*DATASET*:

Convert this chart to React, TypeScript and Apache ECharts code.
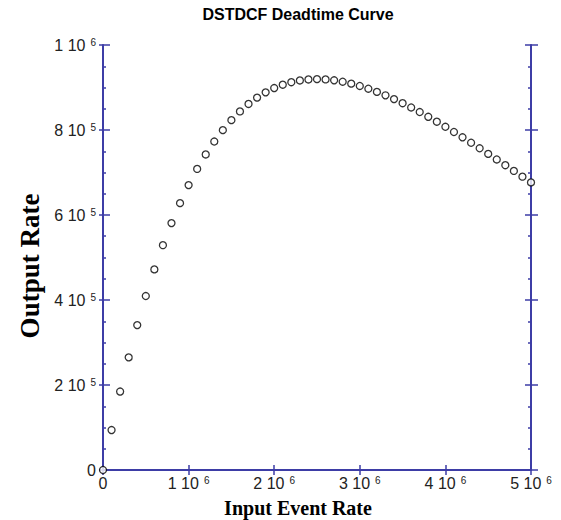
import React, { useEffect, useRef } from "react";
import * as echarts from "echarts";

const inputRate = [
  0, 100000, 200000, 300000, 400000, 500000, 600000, 700000, 800000, 900000,
  1000000, 1100000, 1200000, 1300000, 1400000, 1500000, 1600000, 1700000, 1800000, 1900000,
  2000000, 2100000, 2200000, 2300000, 2400000, 2500000, 2600000, 2700000, 2800000, 2900000,
  3000000, 3100000, 3200000, 3300000, 3400000, 3500000, 3600000, 3700000, 3800000, 3900000,
  4000000, 4100000, 4200000, 4300000, 4400000, 4500000, 4600000, 4700000, 4800000, 4900000,
  5000000,
];

const outputRate = [
  0, 94000, 184600, 265000, 340900, 409400, 472000, 529000, 580900, 627900,
  670300, 708400, 742500, 772900, 799700, 823200, 843700, 861300, 876200, 888600,
  898700, 906600, 912500, 916600, 918900, 919700, 919000, 916900, 913600, 909100,
  903600, 897100, 889700, 881600, 872700, 863100, 853000, 842300, 831100, 819500,
  807600, 795300, 782800, 770000, 757000, 743800, 730600, 717200, 703700, 690200,
  676700,
];

const xTickValues = [0, 1000000, 2000000, 3000000, 4000000, 5000000];
const xTickLabels = ["0", "1 10^6", "2 10^6", "3 10^6", "4 10^6", "5 10^6"];
const yTickValues = [0, 200000, 400000, 600000, 800000, 1000000];
const yTickLabels = ["0", "2 10^5", "4 10^5", "6 10^5", "8 10^5", "1 10^6"];

const titleText = "DSTDCF Deadtime Curve";
const xName = "Input Event Rate";
const yName = "Output Rate";

const AXIS_COLOR = "#3d3da6";
const LABEL_FONT = "'Liberation Sans', Arial, sans-serif";

function makeFormatter(values: number[], labels: string[]) {
  return (v: number) => {
    const i = values.findIndex((t) => Math.abs(t - v) < 1e-6);
    if (i < 0) return "";
    const parts = labels[i].split("^");
    if (parts.length === 1) return "{z|" + parts[0] + "}";
    return "{n|" + parts[0] + "}{s|" + parts[1] + "}";
  };
}

const richStyle = {
  z: { fontSize: 16, lineHeight: 16, color: "#222", fontFamily: LABEL_FONT },
  n: { fontSize: 16, lineHeight: 16, color: "#222", verticalAlign: "bottom", fontFamily: LABEL_FONT },
  s: { fontSize: 10, lineHeight: 10, color: "#222", verticalAlign: "top", padding: [0, 0, 11, 5], fontFamily: LABEL_FONT },
};

export default function App() {
  const ref = useRef<HTMLDivElement>(null);
  useEffect(() => {
    if (!ref.current) return;
    const chart = echarts.init(ref.current, undefined, { renderer: "svg" });
    const axisLine = { show: true, lineStyle: { color: AXIS_COLOR, width: 2 } };
    const tickStyle = { color: AXIS_COLOR, width: 1.5 };
    chart.setOption({
      animation: false,
      backgroundColor: "#fff",
      title: {
        text: titleText,
        left: 298,
        top: 6,
        padding: 0,
        textAlign: "center",
        textStyle: {
          fontSize: 16,
          fontWeight: "bold",
          color: "#000",
          fontFamily: LABEL_FONT,
        },
      },
      grid: { left: 103, right: 30, top: 45, bottom: 50, containLabel: false },
      xAxis: [
        {
          type: "value",
          position: "bottom",
          min: 0,
          max: 5000000,
          interval: 1000000,
          axisLine,
          axisTick: { show: true, inside: true, length: 5, lineStyle: tickStyle },
          splitLine: { show: false },
          axisLabel: {
            show: true,
            margin: 5,
            formatter: makeFormatter(xTickValues, xTickLabels),
            rich: richStyle,
          },
        },
        {
          type: "value",
          position: "top",
          min: 0,
          max: 5000000,
          interval: 1000000,
          axisLine,
          axisTick: { show: true, inside: true, length: 5, lineStyle: tickStyle },
          splitLine: { show: false },
          axisLabel: { show: false },
        },
      ],
      yAxis: [
        {
          type: "value",
          position: "left",
          min: 0,
          max: 1000000,
          interval: 200000,
          axisLine,
          axisTick: { show: true, inside: true, length: 7, lineStyle: tickStyle },
          minorTick: { show: true, splitNumber: 4, length: 3, lineStyle: tickStyle },
          splitLine: { show: false },
          axisLabel: {
            show: true,
            margin: 7,
            formatter: makeFormatter(yTickValues, yTickLabels),
            rich: richStyle,
          },
        },
        {
          type: "value",
          position: "left",
          min: 0,
          max: 1000000,
          interval: 200000,
          axisLine: { show: false },
          axisTick: { show: true, inside: false, length: 4, lineStyle: tickStyle },
          splitLine: { show: false },
          axisLabel: { show: false },
        },
        {
          type: "value",
          position: "right",
          min: 0,
          max: 1000000,
          interval: 200000,
          axisLine,
          axisTick: { show: true, inside: true, length: 6, lineStyle: tickStyle },
          minorTick: { show: true, splitNumber: 4, length: 3, lineStyle: tickStyle },
          splitLine: { show: false },
          axisLabel: { show: false },
        },
        {
          type: "value",
          position: "right",
          min: 0,
          max: 1000000,
          interval: 200000,
          axisLine: { show: false },
          axisTick: { show: true, inside: false, length: 7, lineStyle: tickStyle },
          splitLine: { show: false },
          axisLabel: { show: false },
        },
      ],
      graphic: [
        {
          type: "text",
          x: 30,
          y: 266,
          rotation: Math.PI / 2,
          style: {
            text: yName,
            fill: "#000",
            font: "bold 27px 'Liberation Serif', 'Times New Roman', serif",
            textAlign: "center",
            textVerticalAlign: "middle",
          },
        },
        {
          type: "text",
          x: 298,
          y: 508,
          style: {
            text: xName,
            fill: "#000",
            font: "bold 20px 'Liberation Serif', 'Times New Roman', serif",
            textAlign: "center",
            textVerticalAlign: "middle",
          },
        },
      ],
      series: [
        {
          type: "scatter",
          xAxisIndex: 0,
          yAxisIndex: 0,
          data: inputRate.map((x, i) => [x, outputRate[i]]),
          symbol: "circle",
          symbolSize: 7,
          clip: false,
          itemStyle: { color: "#fff", borderColor: "#000", borderWidth: 1.3 },
          z: 5,
        },
      ],
    });
    return () => chart.dispose();
  }, []);
  return (
    <div
      ref={ref}
      style={{ position: "fixed", left: 0, top: 0, width: 561, height: 520, background: "#fff" }}
    />
  );
}
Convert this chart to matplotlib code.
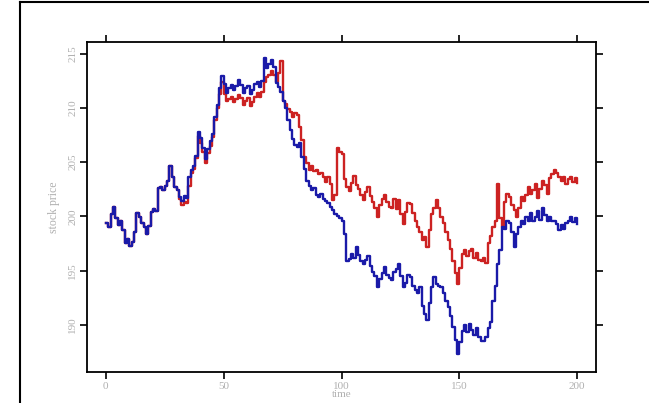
import numpy as np
import matplotlib.pyplot as plt
from matplotlib.lines import Line2D

# DATA
time = np.arange(0, 201)
blue_price = [
    199.4, 199.0, 200.2, 200.9, 199.8, 199.2, 199.6, 198.7, 197.5, 197.9,
    197.3, 197.6, 198.6, 200.3, 199.9, 199.4, 199.0, 198.4, 199.1, 200.4,
    200.7, 200.5, 202.6, 202.7, 202.4, 202.8, 203.3, 204.6, 203.6, 202.7,
    202.4, 201.8, 201.4, 201.9, 201.7, 203.6, 204.3, 204.6, 205.6, 207.8,
    207.2, 206.3, 205.3, 206.2, 206.9, 207.6, 209.2, 210.3, 211.8, 212.9,
    212.2, 211.4, 211.8, 212.1, 211.6, 212.0, 212.6, 212.1, 211.4, 211.8,
    212.0, 211.3, 211.6, 212.2, 212.4, 211.9, 212.5, 214.6, 213.7, 214.0,
    214.4, 213.8, 212.3, 211.9, 211.5, 210.6, 210.0, 208.9, 208.0, 207.1,
    206.6, 206.4, 206.8, 205.5, 204.4, 203.3, 202.8, 202.4, 202.6, 202.0,
    201.8, 202.1, 201.6, 201.4, 201.2, 200.9, 200.6, 200.2, 200.0, 199.8,
    199.6, 198.4, 195.9, 196.1, 196.5, 196.2, 197.2, 196.4, 195.9, 195.6,
    196.0, 196.3, 195.4, 194.9, 194.5, 193.5, 194.2, 194.8, 195.3, 194.6,
    194.3, 194.1, 194.9, 195.1, 195.6, 194.5, 193.5, 193.9, 194.6, 194.4,
    193.6, 193.2, 192.9, 193.5, 191.7, 191.0, 190.4, 192.0, 193.5, 194.4,
    193.8, 193.6, 193.5, 192.9, 192.2, 191.6, 190.8, 189.8, 188.6, 187.3,
    188.4, 189.4, 190.0, 189.3, 190.1, 189.5, 189.1, 189.7, 188.9, 188.5,
    188.5, 188.9, 189.7, 190.3, 192.2, 193.6, 195.6, 196.9, 199.0, 198.8,
    199.6, 199.4, 198.6, 197.2, 198.4, 199.0, 199.6, 199.3, 199.9, 199.6,
    200.3, 199.6, 199.9, 200.5, 199.7, 200.8, 200.1, 199.6, 199.9, 199.6,
    199.6, 199.3, 198.7, 199.2, 198.8, 199.4, 199.6, 199.9, 199.5, 199.8,
    199.3,
]
red_price = blue_price[:30] + [
    202.4, 201.6, 201.0, 201.3, 201.2, 202.8, 204.0, 204.4, 205.4, 207.4,
    206.8, 205.9, 204.9, 205.8, 206.5, 207.3, 208.9, 210.0, 211.3, 212.4,
    211.3, 210.6, 210.8, 211.0, 210.5, 210.8, 211.2, 210.9, 210.3, 210.6,
    210.9, 210.2, 210.5, 211.0, 211.4, 211.0, 211.5, 212.4, 212.8, 213.0,
    213.4, 213.0, 212.4, 213.2, 214.3, 210.6, 210.4, 209.9, 209.6, 209.2,
    209.5, 209.3, 208.2, 207.0, 205.5, 204.9, 204.3, 204.6, 204.2, 204.3,
    203.9, 204.0, 203.6, 203.2, 203.6, 203.0, 201.5, 202.0, 206.3, 205.9,
    205.7, 203.4, 202.7, 202.3, 203.1, 203.7, 202.9, 202.5, 202.0, 201.5,
    202.2, 202.7, 201.9, 201.3, 200.8, 199.9, 201.0, 201.6, 202.0, 201.3,
    200.9, 200.8, 201.6, 200.7, 201.5, 200.2, 199.3, 200.4, 201.2, 201.1,
    200.3, 199.6, 199.0, 198.6, 197.8, 198.1, 197.2, 198.7, 200.2, 200.8,
    201.5, 200.8, 199.9, 199.4, 198.6, 197.8, 197.0, 195.9, 194.8, 193.8,
    195.2, 196.5, 196.9, 196.3, 196.8, 197.0, 196.2, 196.6, 196.0, 195.9,
    196.2, 195.7, 197.5, 198.2, 199.0, 199.6, 203.0, 199.8, 199.0, 201.3,
    202.1, 201.8, 201.0, 200.6, 199.9, 200.8, 201.8, 201.4, 202.0, 202.7,
    202.1, 202.4, 203.0, 201.7, 202.5, 203.3, 202.9, 202.1, 203.5, 203.9,
    204.3, 204.0, 203.6, 203.3, 203.6, 203.0, 203.4, 203.6, 203.2, 203.5,
    203.1,
]
x_ticks = [0, 50, 100, 150, 200]
y_ticks = [190, 195, 200, 205, 210, 215]

plt.rcParams['font.family'] = ['Liberation Serif', 'DejaVu Serif']

fig = plt.figure(figsize=(6.49, 4.03), dpi=100)
ax = fig.add_axes([87 / 649, 1 - 372 / 403, (596 - 87) / 649, (372 - 42) / 403])

ax.plot(time, red_price, color='#cc2222', lw=1.7, drawstyle='steps-post')
ax.plot(time, blue_price, color='#1a1aa8', lw=1.7, drawstyle='steps-post')

ax.set_xlim(-8, 208)
ax.set_ylim(185.65, 216.07)
ax.set_xticks(x_ticks)
ax.set_yticks(y_ticks)
ax.tick_params(direction='out', length=5, width=1.2, color='black',
               labelcolor='#b0b0b0', labelsize=8, pad=2,
               top=True, right=True, labeltop=False, labelright=False)
for lab in ax.get_yticklabels():
    lab.set_rotation(90)
    lab.set_va('center')
for s in ax.spines.values():
    s.set_linewidth(1.3)

ax.set_xlabel('time', color='#b0b0b0', fontsize=8)
ax.xaxis.set_label_coords(0.5, -0.054)
ax.set_ylabel('stock price', color='#b0b0b0', fontsize=8.5, labelpad=6)

# outer frame (left and top edges of the original page)
fig.add_artist(Line2D([20 / 649, 20 / 649], [0, 1 - 2 / 403], color='black', lw=1.5))
fig.add_artist(Line2D([20 / 649, 1], [1 - 2 / 403, 1 - 2 / 403], color='black', lw=1.5))

plt.savefig('out.png', dpi=100)
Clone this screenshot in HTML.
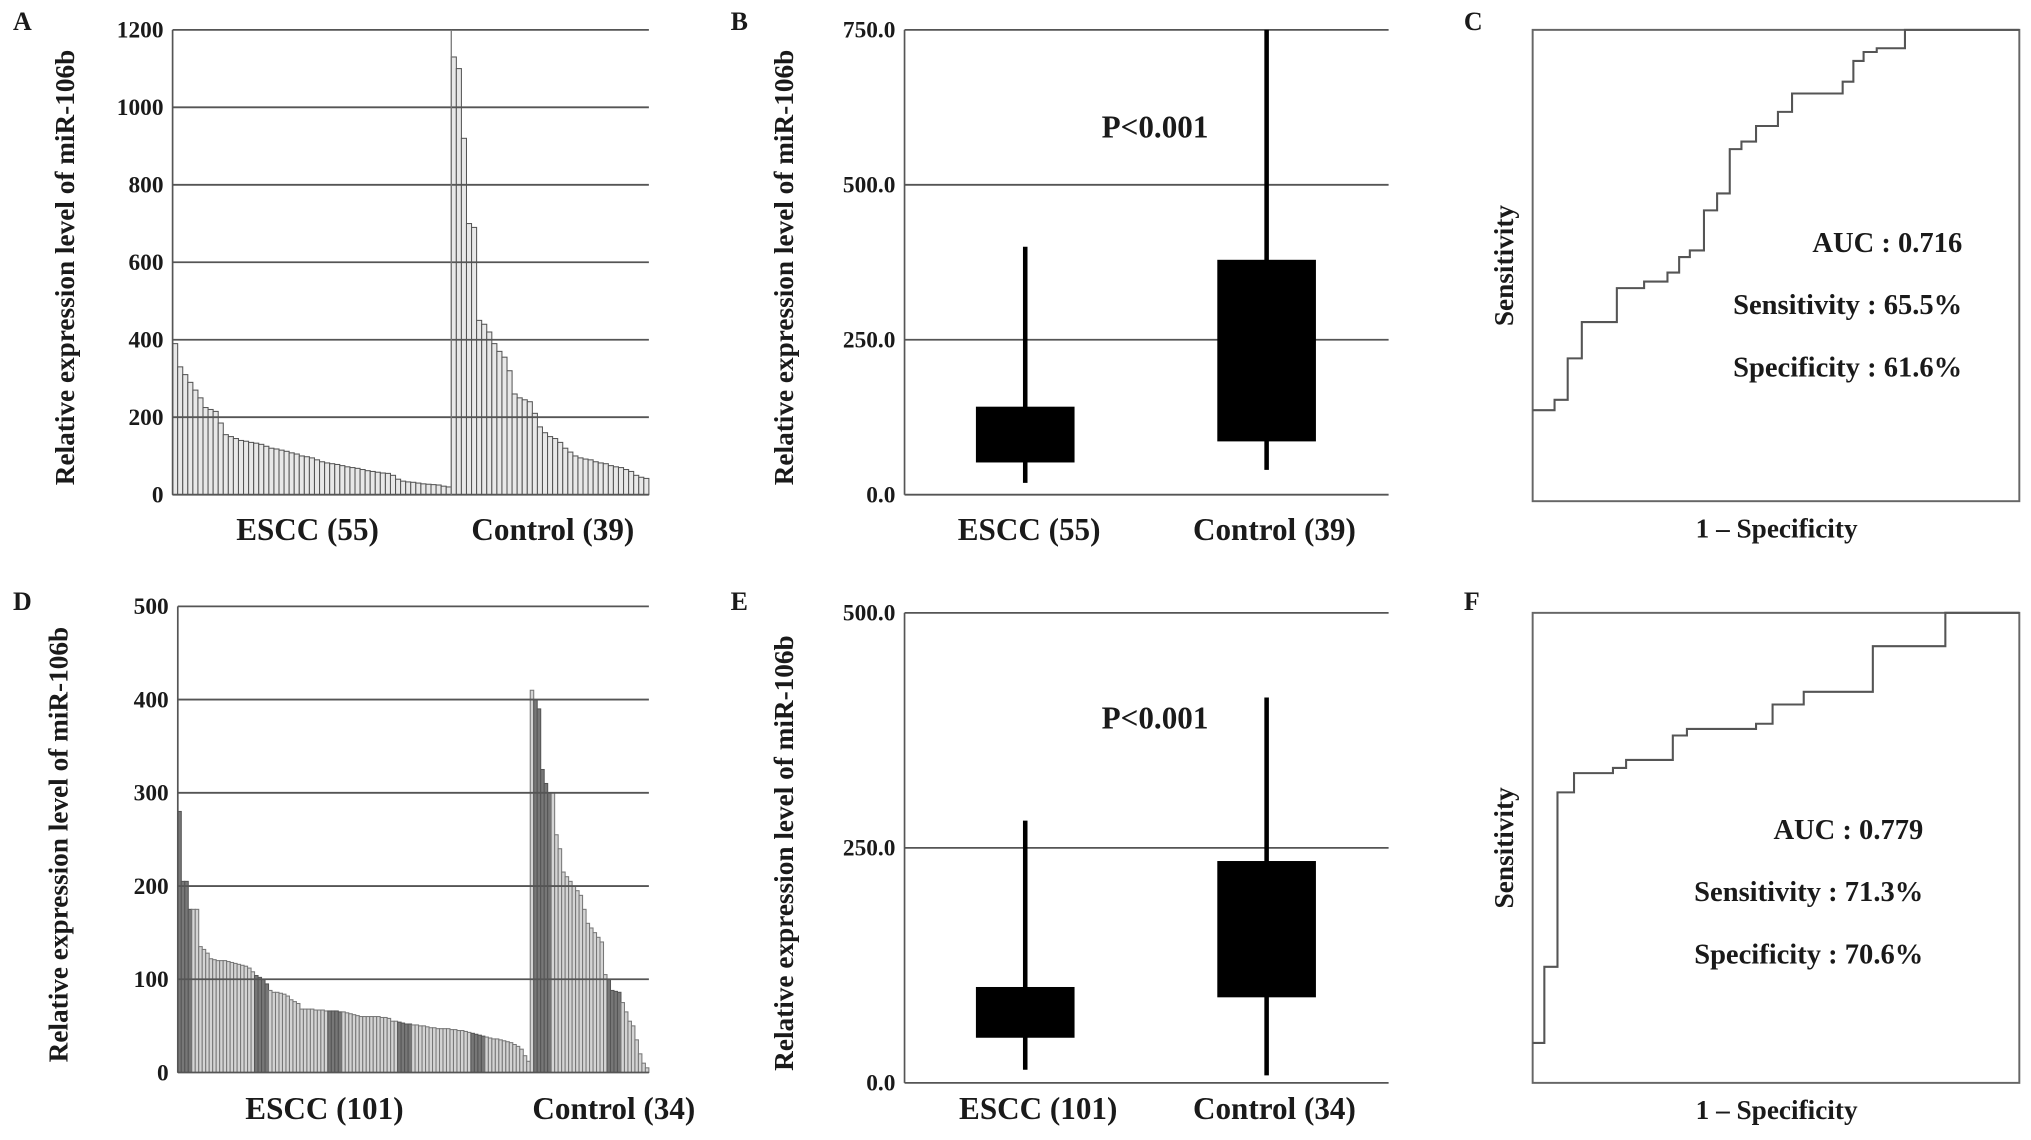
<!DOCTYPE html>
<html><head><meta charset="utf-8"><style>
html,body{margin:0;padding:0;background:#fff;}
svg{display:block;font-family:"Liberation Serif",serif;font-weight:bold;}
</style></head><body>
<svg id="fig" width="2031" height="1140" viewBox="0 0 1565 878" preserveAspectRatio="none" xmlns="http://www.w3.org/2000/svg"></svg>
<script>
// Panel A data
const aEscc=[390,330,310,290,270,250,225,220,215,185,155,150,145,140,138,135,133,130,125,120,118,115,112,108,105,100,98,95,90,85,82,80,78,75,72,70,68,65,62,60,58,56,55,50,40,35,33,32,30,28,27,26,25,22,20];
const aCtrl=[1130,1100,920,700,690,450,440,420,390,370,355,320,260,250,245,240,210,175,160,150,145,135,120,110,100,95,92,90,85,82,80,75,72,70,65,60,50,45,42];
const aTicks=[0,200,400,600,800,1000,1200];
// Panel D data
const dEscc=[280,205,205,175,175,175,135,132,128,122,121,120,120,120,119,118,117,116,115,114,112,108,104,102,100,95,88,86,86,85,84,82,78,76,74,68,68,68,68,67,67,67,66,66,66,66,65,65,64,63,62,61,60,60,60,60,60,60,59,59,58,55,55,54,53,52,52,51,51,50,50,49,48,48,47,47,47,47,46,46,45,45,44,43,42,41,40,39,38,37,36,36,35,34,33,32,30,28,25,18,12];
const dCtrl=[410,400,390,325,310,300,300,255,240,215,210,205,200,195,190,175,160,155,150,145,140,105,100,88,87,86,75,65,55,50,35,20,10,5];
const dTicks=[0,100,200,300,400,500];
// Panel B / E box data: [whiskerLow, q1, q3, whiskerHigh]
const bEscc=[19,52,142,400];
const bCtrl=[40,86,379,750];
const bTicks=[0,250,500,750];
const eEscc=[14,48,102,279];
const eCtrl=[8,91,236,410];
const eTicks=[0,250,500];
// ROC data: horizontal step segments (fpr start, tpr level)
const cFpr=[0,.045,.072,.101,.173,.229,.277,.301,.323,.352,.379,.405,.429,.459,.504,.533,.637,.659,.680,.707,.765];
const cTpr=[.193,.215,.303,.380,.452,.466,.485,.518,.532,.617,.653,.747,.763,.796,.826,.865,.890,.934,.953,.961,1.0];
const fFpr=[0,.024,.051,.085,.165,.192,.288,.317,.459,.493,.557,.699,.848];
const fTpr=[.085,.247,.618,.659,.670,.687,.739,.753,.764,.805,.832,.929,1.0];

const svg=document.getElementById('fig');
const NS='http://www.w3.org/2000/svg';
function mk(tag,attrs,parent){const e=document.createElementNS(NS,tag);for(const k in attrs)e.setAttribute(k,attrs[k]);(parent||svg).appendChild(e);return e;}
function txt(s,x,y,size,anchor,parent,rot){const t=mk('text',{x:x,y:y,'font-size':size,'text-anchor':anchor||'start','fill':'#1a1a1a'},parent);if(rot)t.setAttribute('transform','rotate(-90 '+x+' '+y+')');t.textContent=s;return t;}

function panelLetter(s,x,y){const t=txt(s,x,y,20,'start');

}

function barPanel(id,L,R,T,B,max,ticks,escc,ctrl,darkE,darkC,labels,ylabX,dec,divider,light,edge){
  const g=mk('g',{});
  
  
  const y=v=>B-(v/max)*(B-T);
  const n=escc.length+ctrl.length, w=(R-L)/n;
  const bars=mk('g',{},g);
  
  
  escc.forEach((v,i)=>{const dk=darkE.some(r=>i>=r[0]&&i<=r[1]);
    const r=mk('rect',{x:L+i*w,y:y(v),width:w,height:B-y(v),fill:dk?'#777':light,stroke:dk?'#555':edge,'stroke-width':0.8},bars);
    
    });
  ctrl.forEach((v,i)=>{const dk=darkC.some(r=>i>=r[0]&&i<=r[1]);
    const r=mk('rect',{x:L+(escc.length+i)*w,y:y(v),width:w,height:B-y(v),fill:dk?'#777':light,stroke:dk?'#555':edge,'stroke-width':0.8},bars);
    
    });
  ticks.forEach(t=>{const l=mk('line',{x1:L,x2:R,y1:y(t),y2:y(t),stroke:'#555','stroke-width':1.4},g);
    
    
    const tl=txt(dec?t.toFixed(1):String(t),L-7,y(t)+6,18,'end',g);
    
    });
  const ax=mk('line',{x1:L,x2:L,y1:T,y2:B,stroke:'#555','stroke-width':1.3},g);
  
  
  if(divider){const dv=mk('line',{x1:L+escc.length*w,x2:L+escc.length*w,y1:T,y2:B,stroke:'#777','stroke-width':1},g);
    
    }
  const yl=txt('Relative expression level of miR-106b',ylabX,(T+B)/2+4,21,'middle',g,true);
  
  
  labels.forEach(lb=>{const t=txt(lb[0],lb[1],lb[2],24,'middle',g);
    
    });
}

function boxPanel(id,L,R,T,B,max,ticks,escc,ctrl,pY,labels,labY){
  const g=mk('g',{});
  
  
  const y=v=>B-(v/max)*(B-T);
  ticks.forEach(t=>{const l=mk('line',{x1:L,x2:R,y1:y(t),y2:y(t),stroke:'#555','stroke-width':1.4},g);
    
    
    const tl=txt(t.toFixed(1),L-7,y(t)+6,18,'end',g);
    
    });
  const ax=mk('line',{x1:L,x2:L,y1:T,y2:B,stroke:'#555','stroke-width':1.3},g);
  
  
  [[escc,790,'escc'],[ctrl,976,'control']].forEach(([d,cx,nm])=>{
    const wh=mk('line',{x1:cx,x2:cx,y1:y(d[0]),y2:y(d[3]),stroke:'#000','stroke-width':3.5},g);
    
    
    const bx=mk('rect',{x:cx-38,y:y(d[2]),width:76,height:y(d[1])-y(d[2]),fill:'#000'},g);
    
    });
  const p=txt('P<0.001',890,pY,24,'middle',g);
  
  
  const yl=txt('Relative expression level of miR-106b',611,(T+B)/2+4,21,'middle',g,true);
  
  
  labels.forEach(lb=>{const t=txt(lb[0],lb[1],labY,24,'middle',g);
    
    });
}

function rocPanel(id,L,R,T,B,fpr,tpr,stats,statY){
  const g=mk('g',{});
  
  
  const fr=mk('rect',{x:L,y:T,width:R-L,height:B-T,fill:'none',stroke:'#666','stroke-width':1.5},g);
  
  
  const X=v=>L+v*(R-L), Y=v=>B-v*(B-T);
  let d='';
  fpr.forEach((f,i)=>{const nx=i+1<fpr.length?fpr[i+1]:1;
    d+=(i===0?'M':'L')+X(f)+' '+Y(tpr[i])+' L'+X(nx)+' '+Y(tpr[i])+' ';});
  const p=mk('path',{d:d,fill:'none',stroke:'#555','stroke-width':1.6},g);
  
  
  const xl=txt('1 – Specificity',1369,B+28,21,'middle',g);
  
  
  const yl=txt('Sensitivity',1166,(T+B)/2,21,'middle',g,true);
  
  
  stats.forEach((s,i)=>{const t=txt(s,statY[0],statY[1]+i*(statY[2]),22,'end',g);
    
    });
}

panelLetter('A',10,23);panelLetter('B',563,23);panelLetter('C',1128,23);
panelLetter('D',10,470);panelLetter('E',563,470);panelLetter('F',1128,470);

barPanel('a',133,500,23,381,1200,aTicks,aEscc,aCtrl,[],[],[['ESCC (55)',237,416],['Control (39)',426,416]],57,false,true,'#e8e8e8','#555');
barPanel('d',137,500,467,826,500,dTicks,dEscc,dCtrl,[[0,3],[22,25],[43,46],[63,66],[84,87]],[[1,5],[22,25]],[['ESCC (101)',250,862],['Control (34)',473,862]],52,false,false,'#d4d4d4','#777');
boxPanel('b',697,1070,23,381,750,bTicks,bEscc,bCtrl,106,[['ESCC (55)',793],['Control (39)',982]],416);
boxPanel('e',697,1070,472,834,500,eTicks,eEscc,eCtrl,561,[['ESCC (101)',800],['Control (34)',982]],862);
rocPanel('c',1181,1556,23,386,cFpr,cTpr,['AUC : 0.716','Sensitivity : 65.5%','Specificity : 61.6%'],[1512,194,48]);
rocPanel('f',1181,1556,472,834,fFpr,fTpr,['AUC : 0.779','Sensitivity : 71.3%','Specificity : 70.6%'],[1482,646,48]);
</script>
</body></html>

*SHORT PROBLEM*:
Pull every line holding "React" out of the records.

*ANSWER TO THE TASK*:
Convert this chart to React, TypeScript and Apache ECharts code.
import React, { useEffect, useRef } from "react";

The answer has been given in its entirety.